Dataset rows:
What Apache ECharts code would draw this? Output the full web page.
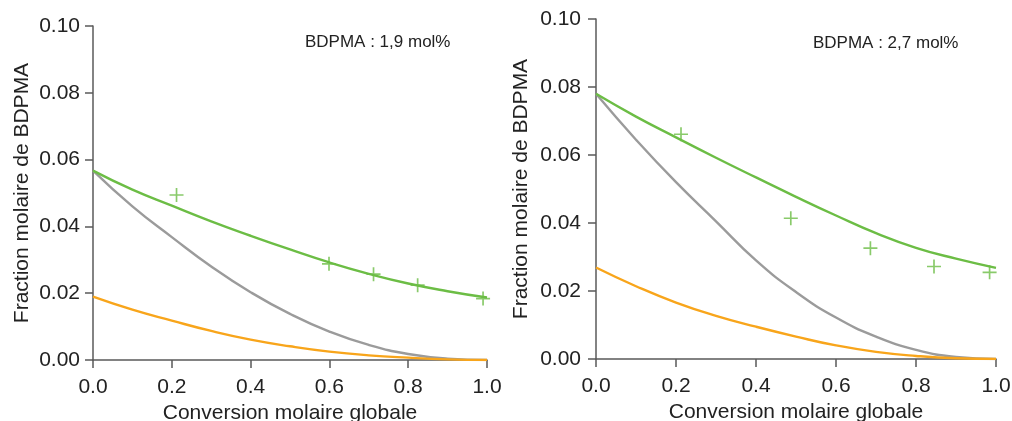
<!DOCTYPE html>
<html>
<head>
<meta charset="utf-8">
<script src="https://cdn.jsdelivr.net/npm/echarts@6/dist/echarts.min.js"></script>
<style>
html,body{margin:0;padding:0;background:#fff;}
#c{width:1012px;height:421px;}
</style>
</head>
<body>
<div id="c"></div>
<script>
// ---- data ----
const xGrid = [0, 0.1, 0.2, 0.3, 0.4, 0.5, 0.6, 0.7, 0.8, 0.9, 1.0];

const leftTitle = 'BDPMA : 1,9 mol%';
const leftGreen  = [0.0567, 0.0510, 0.0462, 0.0415, 0.0372, 0.0331, 0.0292, 0.0258, 0.0229, 0.0206, 0.0187];
const leftGray   = [0.0567, 0.0460, 0.0368, 0.0280, 0.0203, 0.0138, 0.0085, 0.0045, 0.0018, 0.0004, 0.0000];
const leftOrange = [0.0190, 0.0151, 0.0118, 0.0087, 0.0061, 0.0041, 0.0025, 0.0014, 0.0007, 0.0002, 0.0000];
const leftPointsX = [0.212, 0.599, 0.712, 0.824, 0.990];
const leftPointsY = [0.0494, 0.0288, 0.0257, 0.0224, 0.0184];

const rightTitle = 'BDPMA : 2,7 mol%';
const rightGreen  = [0.0780, 0.0713, 0.0652, 0.0592, 0.0534, 0.0477, 0.0422, 0.0370, 0.0327, 0.0295, 0.0268];
const rightGray   = [0.0780, 0.0645, 0.0520, 0.0405, 0.0290, 0.0197, 0.0122, 0.0066, 0.0027, 0.0006, 0.0000];
const rightOrange = [0.0269, 0.0214, 0.0166, 0.0127, 0.0095, 0.0066, 0.0040, 0.0021, 0.0009, 0.0002, 0.0000];
const rightPointsX = [0.2125, 0.487, 0.686, 0.845, 0.984];
const rightPointsY = [0.0661, 0.0414, 0.0326, 0.0272, 0.0255];

const xName = 'Conversion molaire globale';
const yName = 'Fraction molaire de BDPMA';

// ---- styles ----
const GREEN = '#6cbd45', GRAY = '#9b9b9b', ORANGE = '#f8a51b';
const AXIS = '#5a5a5a', TXT = '#222';
const FONT = '"Liberation Sans", Arial, sans-serif';
const PLUS = 'path://M4.4,0h1.2v4.4h4.4v1.2h-4.4v4.4h-1.2v-4.4h-4.4v-1.2h4.4z';

const zip = (xs, ys) => xs.map((x, i) => [x, ys[i]]);

function xAxis(gi) {
  return {
    gridIndex: gi, type: 'value', min: 0, max: 1, interval: 0.2,
    name: xName, nameLocation: 'middle', nameGap: 40,
    nameTextStyle: {fontFamily: FONT, fontSize: 21, color: TXT},
    axisLine: {show: true, lineStyle: {color: AXIS, width: 1.5}},
    axisTick: {show: true, inside: false, length: 8, lineStyle: {color: AXIS, width: 1.5}},
    axisLabel: {margin: 17, fontFamily: FONT, fontSize: 21, color: TXT,
      formatter: v => v.toFixed(1)},
    splitLine: {show: false}
  };
}
function yAxis(gi, margin, gap) {
  return {
    gridIndex: gi, type: 'value', min: 0, max: 0.1, interval: 0.02,
    name: yName, nameLocation: 'middle', nameGap: gap, nameRotate: 90,
    nameTextStyle: {fontFamily: FONT, fontSize: 21, color: TXT},
    axisLine: {show: true, lineStyle: {color: AXIS, width: 1.5}},
    axisTick: {show: true, inside: false, length: 8, lineStyle: {color: AXIS, width: 1.5}},
    axisLabel: {margin: margin, fontFamily: FONT, fontSize: 21, color: TXT,
      formatter: v => v.toFixed(2)},
    splitLine: {show: false}
  };
}
function line(gi, ys, color) {
  return {
    type: 'line', xAxisIndex: gi, yAxisIndex: gi, data: zip(xGrid, ys),
    smooth: 0.5, showSymbol: false, symbol: 'none',
    lineStyle: {color: color, width: 2.4}, silent: true, z: 2
  };
}
function pts(gi, xs, ys) {
  return {
    type: 'scatter', xAxisIndex: gi, yAxisIndex: gi, data: zip(xs, ys),
    symbol: PLUS, symbolSize: 14, itemStyle: {color: GREEN}, silent: true, z: 3
  };
}

const chart = echarts.init(document.getElementById('c'), null, {renderer: 'canvas'});
chart.setOption({
  animation: false,
  backgroundColor: '#fff',
  grid: [
    {left: 93, top: 26, width: 394, height: 334, containLabel: false, outerBoundsMode: 'none'},
    {left: 596, top: 19, width: 400, height: 340, containLabel: false, outerBoundsMode: 'none'}
  ],
  xAxis: [xAxis(0), xAxis(1)],
  yAxis: [yAxis(0, 13, 60), yAxis(1, 15, 64)],
  graphic: [
    {type: 'text', left: 305, top: 34, style: {text: leftTitle, fontFamily: FONT, fontSize: 17, fill: TXT}},
    {type: 'text', left: 813, top: 35, style: {text: rightTitle, fontFamily: FONT, fontSize: 17, fill: TXT}}
  ],
  series: [
    line(0, leftGray, GRAY), line(0, leftOrange, ORANGE), line(0, leftGreen, GREEN),
    pts(0, leftPointsX, leftPointsY),
    line(1, rightGray, GRAY), line(1, rightOrange, ORANGE), line(1, rightGreen, GREEN),
    pts(1, rightPointsX, rightPointsY)
  ]
});
</script>
</body>
</html>
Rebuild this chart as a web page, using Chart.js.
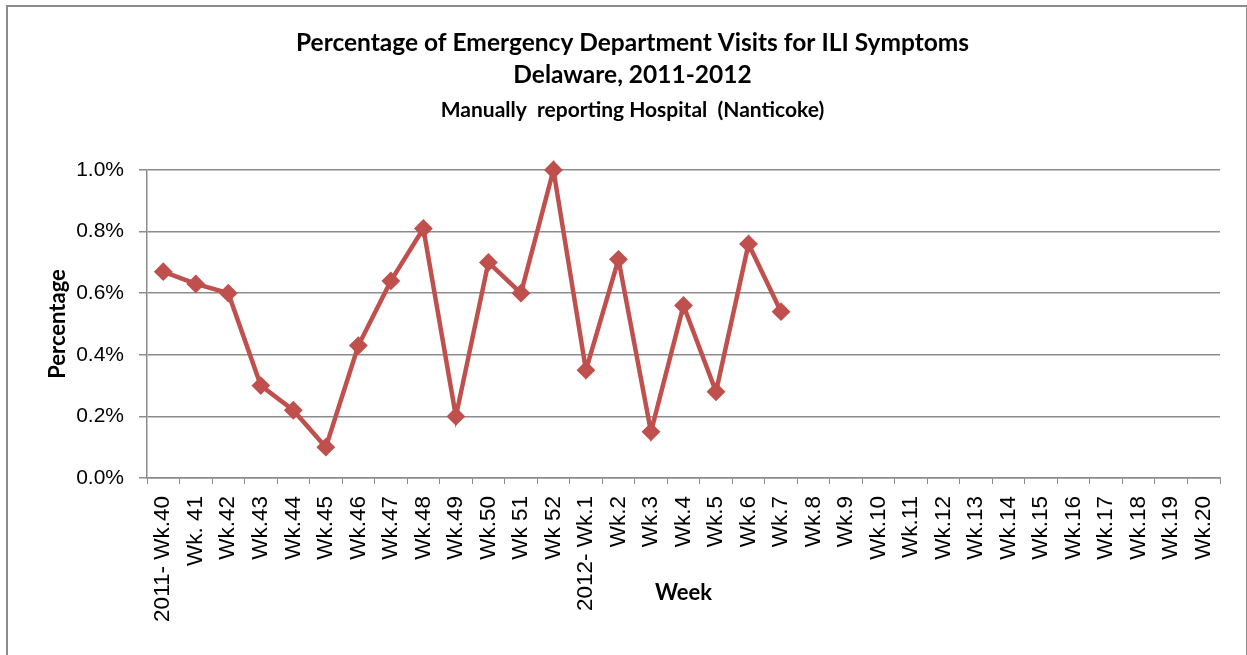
<!DOCTYPE html>
<html>
<head>
<meta charset="utf-8">
<script src="https://cdn.jsdelivr.net/npm/chart.js@4.4.1/dist/chart.umd.min.js"></script>
<style>
body { margin: 0; background: #fff; }
#wrap { position: relative; width: 1247px; height: 655px; overflow: hidden; }
#frame { position: absolute; left: 6px; top: 5px; width: 1238px; height: 700px; border: 2px solid #8c8c8c; border-bottom: none; }
canvas { position: absolute; left: 0; top: 0; }
</style>
</head>
<body>
<div id="wrap">
  <div id="frame"></div>
  <canvas id="iliChart" width="1247" height="655"></canvas>
</div>
<script>
// week labels, 2011 wk 40 through 2012 wk 20
const weeks = [
    '2011- Wk.40', 'Wk. 41', 'Wk.42', 'Wk.43', 'Wk.44', 'Wk.45', 'Wk.46', 'Wk.47',
    'Wk.48', 'Wk.49', 'Wk.50', 'Wk 51', 'Wk 52', '2012- Wk.1', 'Wk.2', 'Wk.3',
    'Wk.4', 'Wk.5', 'Wk.6', 'Wk.7', 'Wk.8', 'Wk.9', 'Wk.10', 'Wk.11', 'Wk.12',
    'Wk.13', 'Wk.14', 'Wk.15', 'Wk.16', 'Wk.17', 'Wk.18', 'Wk.19', 'Wk.20'
];
// percent of ED visits (only reported through wk 7)
const pctVisits = [
    0.67, 0.63, 0.60, 0.30, 0.22, 0.10, 0.43, 0.64, 0.81, 0.20, 0.70, 0.60, 1.00,
    0.35, 0.71, 0.15, 0.56, 0.28, 0.76, 0.54,
    null, null, null, null, null, null, null, null, null, null, null, null, null
];
const yMin = 0, yMax = 1.0, yStep = 0.2;

const titleLines = ['Percentage of Emergency Department Visits for ILI Symptoms', 'Delaware, 2011-2012'];
const subTitle = 'Manually  reporting Hospital  (Nanticoke)';

const gridGray = '#8c8c8c';
const lineRed = '#c0504d';

const ctx = document.getElementById('iliChart').getContext('2d');
new Chart(ctx, {
    type: 'line',
    data: {
        labels: weeks,
        datasets: [{
            data: pctVisits,
            borderColor: lineRed,
            backgroundColor: lineRed,
            borderWidth: 4.5,
            pointStyle: 'rectRot',
            pointRadius: 8,
            pointBorderWidth: 2,
            pointBorderColor: lineRed,
            pointBackgroundColor: lineRed,
            tension: 0,
            spanGaps: false,
            clip: false
        }]
    },
    options: {
        responsive: false,
        animation: false,
        devicePixelRatio: 1,
        layout: { padding: { left: 45, right: 27, top: 0, bottom: 0 } },
        plugins: {
            legend: { display: false },
            tooltip: { enabled: false },
            title: {
                display: true,
                text: titleLines,
                color: '#000',
                font: { family: 'Lato', size: 24.5, weight: 'bold', lineHeight: 32 / 24.5 },
                padding: { top: 27, bottom: 7 }
            },
            subtitle: {
                display: true,
                text: subTitle,
                color: '#000',
                font: { family: 'Lato', size: 21, weight: 'bold', lineHeight: 24 / 21 },
                padding: { top: 0, bottom: 48 }
            }
        },
        scales: {
            x: {
                offset: true,
                afterFit: s => { s.height = 177; },
                grid: { display: true, drawOnChartArea: false, drawTicks: true, tickLength: 6, offset: true, color: gridGray, lineWidth: 1 },
                border: { display: true, color: gridGray, width: 1.5 },
                ticks: {
                    autoSkip: false, minRotation: 90, maxRotation: 90, padding: 12,
                    color: '#000', font: { family: 'Liberation Sans', size: 22.5 }
                },
                title: {
                    display: true, text: 'Week', color: '#000',
                    font: { family: 'Lato', size: 22, weight: 'bold' },
                    padding: { top: 0, bottom: 49 }
                }
            },
            y: {
                min: yMin, max: yMax,
                afterFit: s => { s.width = 102; },
                grid: { color: gridGray, lineWidth: 1.5, tickLength: 8 },
                border: { display: true, color: gridGray, width: 1.5 },
                ticks: {
                    stepSize: yStep, padding: 15, color: '#000',
                    font: { family: 'Liberation Sans', size: 21 },
                    callback: v => v.toFixed(1) + '%'
                },
                title: {
                    display: true, text: 'Percentage', color: '#000',
                    font: { family: 'Lato', size: 22, weight: 'bold' },
                    padding: { top: 0, bottom: 0 }
                }
            }
        }
    }
});
</script>
</body>
</html>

Set task:
Write out exactly the opening lines of the data, stopping after the line that holds "0.8, 0.9, 1.0];". Exclude pictures.

The result:
What Apache ECharts code would draw this? Output the full web page.
<!DOCTYPE html>
<html>
<head>
<meta charset="utf-8">
<script src="https://cdn.jsdelivr.net/npm/echarts@6/dist/echarts.min.js"></script>
<style>
html,body{margin:0;padding:0;background:#fff;}
#c{width:1012px;height:421px;}
</style>
</head>
<body>
<div id="c"></div>
<script>
// ---- data ----
const xGrid = [0, 0.1, 0.2, 0.3, 0.4, 0.5, 0.6, 0.7, 0.8, 0.9, 1.0];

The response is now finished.